The unknown factors are something that frustrate many scholars. When discussing the passenger-pigeon-comeback project, Stuart Pimm, professor of conservation ecology at Duke University, doesn’t beat around the bush. “It’s nonsensical,” he tells me over the phone from Brazil, where he’s engaged in on-the-ground conservation efforts. “Even if you could recreate a passenger pigeon, where would you put it? It would be a freak in a freak show.” To him, de-extinction undermines current conservation efforts. “In fact, it creates a moral hazard,” he says. “If you can bring species back, then why care about the thousands of species that we’re already driving to extinction now?” As to whether the conservation biology community is taking the project seriously, Pimm says, “it’s considered to be a joke, a bad one, an enormous distraction.”

Indeed, the way Novak posits de-extinction and genetic rescue strikes a raw nerve in conservationists, since he challenges the very premise that conservation movements are based on—that extinct means forever. “The notion that we can fix our mistakes is an extraordinarily dangerous one,” cautions Pimm. Not only would people become complacent, he says, but the argument for protecting species would ultimately be weakened. The way forward for conservation, according to Pimm, is to “stop doing stupid things—we should not be destroying habitat, and we should look after our national parks.”

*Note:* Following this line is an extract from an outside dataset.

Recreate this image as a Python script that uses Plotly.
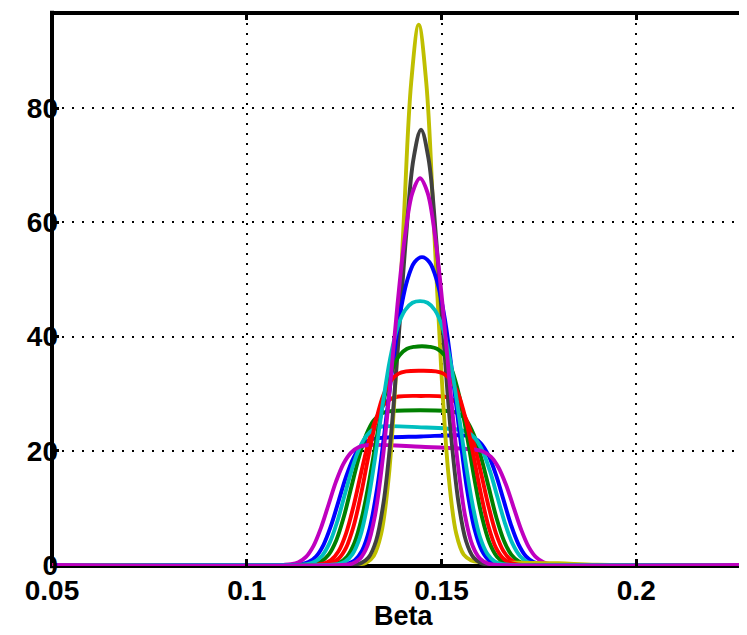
import plotly.graph_objects as go

# ---- data ----
x_ticks = [0.05, 0.1, 0.15, 0.2]
x_tick_labels = ["0.05", "0.1", "0.15", "0.2"]
y_ticks = [0, 20, 40, 60, 80]
y_tick_labels = ["0", "20", "40", "60", "80"]
x_label = "Beta"

x_blue_wide = [0.05, 0.1120, 0.11393, 0.11585, 0.11778, 0.11971, 0.12163, 0.12356, 0.12548, 0.12741, 0.12933, 0.13126, 0.13318, 0.14474, 0.15629, 0.15822, 0.16014, 0.16207, 0.16399, 0.16592, 0.16784, 0.16977, 0.17169, 0.17362, 0.17555, 0.17747, 0.2284]
y_blue_wide = [0, 0.03, 0.14, 0.51, 1.49, 3.54, 6.88, 11.15, 15.42, 18.76, 20.81, 21.79, 22.16, 22.5, 22.66, 22.28, 21.28, 19.18, 15.77, 11.4, 7.03, 3.62, 1.52, 0.52, 0.14, 0.03, 0]

x_green_wide = [0.05, 0.11526, 0.11719, 0.11911, 0.12104, 0.12297, 0.12489, 0.12682, 0.12874, 0.13067, 0.13259, 0.13452, 0.13644, 0.14448, 0.15252, 0.15444, 0.15637, 0.15829, 0.16022, 0.16214, 0.16407, 0.166, 0.16792, 0.16985, 0.17177, 0.1737, 0.2284]
y_green_wide = [0, 0.04, 0.17, 0.62, 1.81, 4.3, 8.36, 13.55, 18.7, 22.8, 25.3, 26.5, 26.9, 27.1, 26.9, 26.5, 25.3, 22.8, 18.7, 13.55, 8.36, 4.3, 1.81, 0.62, 0.17, 0.04, 0]

x_red_wide = [0.05, 0.11778, 0.11971, 0.12163, 0.12356, 0.12548, 0.12741, 0.12934, 0.13126, 0.13319, 0.13511, 0.13704, 0.13896, 0.14474, 0.15052, 0.15244, 0.15437, 0.15629, 0.15822, 0.16014, 0.16207, 0.164, 0.16592, 0.16785, 0.16977, 0.1717, 0.2284]
y_red_wide = [0, 0.05, 0.25, 0.86, 2.4, 5.5, 10.3, 16.1, 21.55, 25.6, 28.0, 29.1, 29.5, 29.6, 29.5, 29.1, 28.0, 25.6, 21.55, 16.1, 10.3, 5.5, 2.4, 0.86, 0.25, 0.05, 0]

x_cyan_wide = [0.05, 0.11357, 0.11549, 0.11742, 0.11935, 0.12127, 0.1232, 0.12512, 0.12705, 0.12897, 0.1309, 0.13282, 0.13475, 0.14474, 0.15472, 0.15665, 0.15858, 0.1605, 0.16243, 0.16435, 0.16628, 0.1682, 0.17013, 0.17205, 0.17398, 0.1759, 0.2284]
y_cyan_wide = [0, 0.03, 0.15, 0.56, 1.63, 3.87, 7.53, 12.2, 16.87, 20.53, 22.77, 23.84, 24.25, 24.1, 23.65, 23.26, 22.21, 20.02, 16.46, 11.9, 7.34, 3.78, 1.59, 0.54, 0.15, 0.03, 0]

x_magenta_wide = [0.05, 0.10944, 0.11136, 0.11329, 0.11521, 0.11714, 0.11906, 0.12099, 0.12291, 0.12484, 0.12677, 0.12869, 0.13062, 0.14474, 0.15886, 0.16078, 0.16271, 0.16463, 0.16656, 0.16849, 0.17041, 0.17234, 0.17426, 0.17619, 0.17811, 0.18004, 0.2284]
y_magenta_wide = [0, 0.03, 0.13, 0.48, 1.41, 3.35, 6.51, 10.55, 14.59, 17.75, 19.69, 20.62, 20.97, 20.7, 20.17, 19.84, 18.94, 17.08, 14.04, 10.15, 6.26, 3.22, 1.36, 0.46, 0.13, 0.03, 0]

x_yellow = [0.05, 0.12875, 0.13067, 0.1326, 0.13452, 0.13645, 0.13837, 0.1403, 0.14222, 0.14415, 0.14608, 0.148, 0.14993, 0.15185, 0.15378, 0.1557, 0.15763, 0.16, 0.17, 0.18, 0.19, 0.2284]
y_yellow = [0, 0.1, 0.4, 1.6, 5.5, 15.4, 34.2, 60.2, 84.5, 94.6, 84.5, 60.2, 34.2, 15.4, 5.5, 1.8, 0.8, 0.5, 0.4, 0.3, 0.05, 0]

x_black = [0.05, 0.12741, 0.12934, 0.13126, 0.13319, 0.13511, 0.13704, 0.13896, 0.14089, 0.14281, 0.14474, 0.14667, 0.14859, 0.15052, 0.15244, 0.15437, 0.15629, 0.15822, 0.16014, 0.16207, 0.2284]
y_black = [0, 0.07, 0.33, 1.3, 4.2, 10.9, 22.8, 39.5, 57.4, 71.1, 76.2, 71.1, 57.4, 39.5, 22.8, 10.9, 4.2, 1.3, 0.33, 0.07, 0]

x_blue_narrow = [0.05, 0.12381, 0.12573, 0.12766, 0.12959, 0.13151, 0.13344, 0.13536, 0.13729, 0.13921, 0.14114, 0.14306, 0.14499, 0.14692, 0.14884, 0.15077, 0.15269, 0.15462, 0.15654, 0.15847, 0.16039, 0.16232, 0.16425, 0.16617, 0.2284]
y_blue_narrow = [0, 0.04, 0.19, 0.77, 2.5, 6.3, 13.3, 23.2, 34.0, 43.4, 49.7, 53.0, 53.9, 53.0, 49.7, 43.4, 34.0, 23.2, 13.3, 6.3, 2.5, 0.77, 0.19, 0.04, 0]

x_green_narrow = [0.05, 0.12188, 0.12381, 0.12573, 0.12766, 0.12959, 0.13151, 0.13344, 0.13536, 0.13729, 0.13921, 0.14114, 0.14306, 0.14499, 0.14692, 0.14884, 0.15077, 0.15269, 0.15462, 0.15654, 0.15847, 0.16039, 0.16232, 0.16425, 0.16617, 0.1681, 0.2284]
y_green_narrow = [0, 0.11, 0.44, 1.46, 3.9, 8.4, 15.0, 22.6, 29.4, 34.1, 36.7, 37.85, 38.2, 38.3, 38.2, 37.85, 36.7, 34.1, 29.4, 22.6, 15.0, 8.4, 3.9, 1.46, 0.44, 0.11, 0]

x_red_narrow = [0.05, 0.11971, 0.12163, 0.12356, 0.12548, 0.12741, 0.12934, 0.13126, 0.13319, 0.13511, 0.13704, 0.13896, 0.14089, 0.14474, 0.14859, 0.15052, 0.15244, 0.15437, 0.15629, 0.15822, 0.16014, 0.16207, 0.164, 0.16592, 0.16785, 0.16977, 0.2284]
y_red_narrow = [0, 0.06, 0.32, 1.1, 3.0, 6.75, 12.4, 19.1, 25.3, 29.8, 32.3, 33.5, 33.9, 34.0, 33.9, 33.5, 32.3, 29.8, 25.3, 19.1, 12.4, 6.75, 3.0, 1.1, 0.32, 0.06, 0]

x_cyan_narrow = [0.05, 0.12137, 0.1233, 0.12522, 0.12715, 0.12908, 0.131, 0.13293, 0.13485, 0.13678, 0.1387, 0.14063, 0.14255, 0.14448, 0.14641, 0.14833, 0.15026, 0.15218, 0.15411, 0.15603, 0.15796, 0.15988, 0.16181, 0.16374, 0.16566, 0.16759, 0.2284]
y_cyan_narrow = [0, 0.03, 0.14, 0.57, 1.9, 4.9, 10.6, 18.7, 27.9, 36.0, 41.6, 44.6, 45.9, 46.2, 45.9, 44.6, 41.6, 36.0, 27.9, 18.7, 10.6, 4.9, 1.9, 0.57, 0.14, 0.03, 0]

x_magenta_narrow = [0.05, 0.12522, 0.12715, 0.12908, 0.131, 0.13293, 0.13485, 0.13678, 0.1387, 0.14063, 0.14255, 0.14448, 0.14641, 0.14833, 0.15026, 0.15218, 0.15411, 0.15603, 0.15796, 0.15988, 0.16181, 0.16374, 0.2284]
y_magenta_narrow = [0, 0.05, 0.27, 1.1, 3.4, 8.7, 18.2, 31.3, 45.6, 57.6, 65.2, 67.7, 65.2, 57.6, 45.6, 31.3, 18.2, 8.7, 3.4, 1.1, 0.27, 0.05, 0]

# ---- styling ----
BLUE, GREEN, RED, CYAN, MAGENTA, YELLOW, DARK = (
    "#0000FF", "#008000", "#FF0000", "#00BFBF", "#BF00BF", "#BFBF00", "#404040")

series = [
    (x_blue_wide, y_blue_wide, BLUE),
    (x_green_wide, y_green_wide, GREEN),
    (x_red_wide, y_red_wide, RED),
    (x_cyan_wide, y_cyan_wide, CYAN),
    (x_magenta_wide, y_magenta_wide, MAGENTA),
    (x_yellow, y_yellow, YELLOW),
    (x_black, y_black, DARK),
    (x_blue_narrow, y_blue_narrow, BLUE),
    (x_green_narrow, y_green_narrow, GREEN),
    (x_red_narrow, y_red_narrow, RED),
    (x_cyan_narrow, y_cyan_narrow, CYAN),
    (x_magenta_narrow, y_magenta_narrow, MAGENTA),
]

fig = go.Figure()
for xs, ys, col in series:
    fig.add_trace(go.Scatter(x=xs, y=ys, mode="lines",
                             line=dict(color=col, width=3.9, shape="spline", smoothing=1),
                             hoverinfo="skip"))

FONT = "Liberation Sans, Arial, Helvetica, sans-serif"
tickfont = dict(family=FONT, size=28, color="black", weight="bold")

# the page body has an 8px margin, so the figure is sized to end at the window's edge
fig.update_layout(
    width=739, height=627,
    margin=dict(l=44, r=0, t=5, b=69),
    plot_bgcolor="white", paper_bgcolor="white",
    showlegend=False,
    xaxis=dict(range=[0.05, 0.22843], tickmode="array", tickvals=x_ticks, ticktext=x_tick_labels,
               showgrid=True, gridcolor="black", gridwidth=1.5, griddash="2px,8px",
               ticks="inside", ticklen=7, tickwidth=3, tickcolor="black", mirror="ticks",
               showline=False, zeroline=False, tickfont=tickfont, ticklabelstandoff=5),
    yaxis=dict(range=[-0.175, 96.64], tickmode="array", tickvals=y_ticks, ticktext=y_tick_labels,
               showgrid=True, gridcolor="black", gridwidth=1.5, griddash="2px,8px",
               ticks="inside", ticklen=7, tickwidth=3, tickcolor="black", mirror="ticks",
               showline=False, zeroline=False, tickfont=tickfont, ticklabelstandoff=-7),
    shapes=[
        dict(type="line", xref="paper", yref="paper", x0=0, x1=1.02, y0=1, y1=1,
             line=dict(color="black", width=4), layer="between"),
        dict(type="line", xref="paper", yref="paper", x0=0, x1=1.02, y0=0, y1=0,
             line=dict(color="black", width=4), layer="between"),
        dict(type="line", xref="paper", yref="paper", x0=0, x1=0, y0=-0.004, y1=1.004,
             line=dict(color="black", width=4), layer="between"),
    ],
    annotations=[
        dict(text=x_label, xref="paper", yref="paper", x=0.5065, y=0, yshift=-67,
             xanchor="center", yanchor="bottom", showarrow=False,
             font=dict(family=FONT, size=27, color="black", weight="bold")),
    ],
)

fig.write_html("out.html")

Although University of California Santa Barbara ecology PhD student Molly Hardesty-Moore agrees that de-extinction could be an opportunity to restore ecosystems, she cautions that the passenger pigeon might no longer be able to perform its unique ecological role. Not only has the bird’s habitat changed drastically in the past 100 years, but Moore explains that many of its former ecological functions, including large-scale seed dispersal and nutrient transport, came about due to its large numbers. Whether we could restore a sustainable population remains in doubt. She also notes that de-extinction may come with drawbacks. “Passenger pigeons were considered a major agricultural pest, and potential for conflict with humans is high,” she says.

Beth Shapiro, a MacArthur fellow and director of the paleogenomics lab at UC Santa Cruz, where Novak received his master’s degree in 2016, applauds how Revive & Restore is “thinking big” and engaging in the “tough conversation that makes people think about our role in past extinctions, in present extinctions, and in finding solutions to the ongoing extinction crisis.” Shapiro reasons that techniques being developed to bring back the passenger pigeon might be the way to bring the issue of extinction to the wider population. “Conservation,” she says, “is a field that could use any new attention and investment it can get.”

According to Novak, the de-extinction technologies being developed today will have concrete applications in the world. They can be used to make living species immune to foreign diseases, help suppress invasive species, and introduce climate-change adaptation in species that are currently struggling to survive. “Biotechnology has no end to offering solutions that traditional conservation is ultimately powerless to fight,” he says. “You can protect habitat, move animals around. You can do things from a traditional standpoint with manipulation and intervention, and it works, but there are some things that are proving more insurmountable.”

In spite of the criticism from colleagues and challenges in securing financial support for the passenger-pigeon-comeback project—which requires about $150,000 per year for research—Novak remains fully invested in the idea of one day restoring passenger pigeons to the wild. What motivates him, in particular, are the young students with whom he’s regularly in contact. “Elementary students love the awe and wonder of it. University students love thinking about the technological challenge and the social ramifications,” he says. Besides, Novak adds, his goal isn’t just saving individual species—it’s protecting entire ecosystems.

Julia Zarankin
Julia Zarankin is a writer and lecturer whose work has appeared in Maisonneuve, The New Quarterly, Ontario Nature, and Antioch Review.